The impact on panthers is another big concern for his group.

Brad Cornell
Brad Cornell

Planning commissioner suggests developer hasn't been a 'good neighbor'

Before the hearing ended for the day, commissioner Chris Vernon stated the county wouldn't be in the "unfortunate" position of considering such petitions if it had done a better job in providing affordable housing, which had been an issue for at least 20 years.

"It doesn't matter what meeting I go to," he said. "Affordable housing is the No. 1 issue."

He said the opposition had made compelling arguments against the apartments. While he has often complimented Yovanovich for working with his developer clients to ensure they are "good neighbors," he said it didn't appear that's the case this time around.

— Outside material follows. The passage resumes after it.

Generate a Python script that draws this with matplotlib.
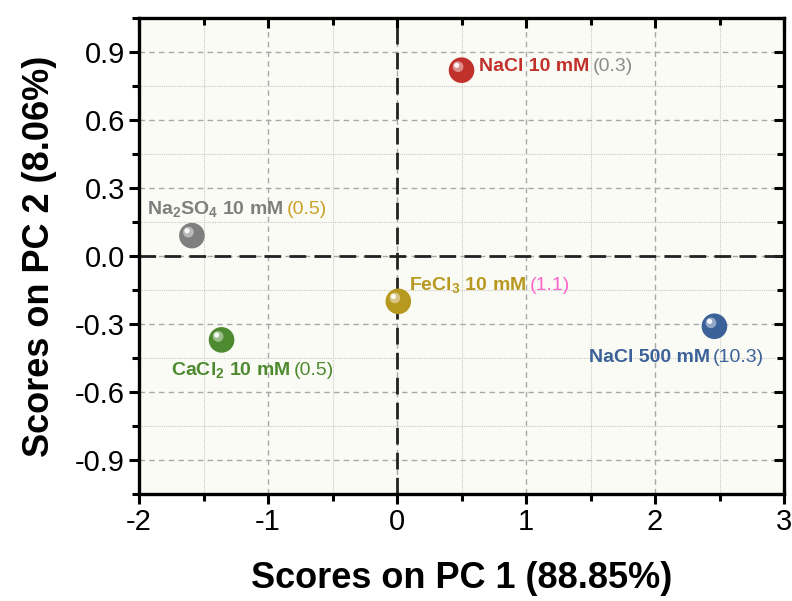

"It troubles me," Vernon said.

While he said he'll keep his mind open to more arguments from the developer's side, he said he's likely to vote against the project, based on what he's heard so far, unless he can be convinced otherwise.

His comment took Yovanovich a bit by surprise, saying Vernon's intentions seemed "a little clearer to me than usual," at this stage of the hearing process.

"I'm not giving you a final decision," Vernon assured. "I'm just telling you where I stand."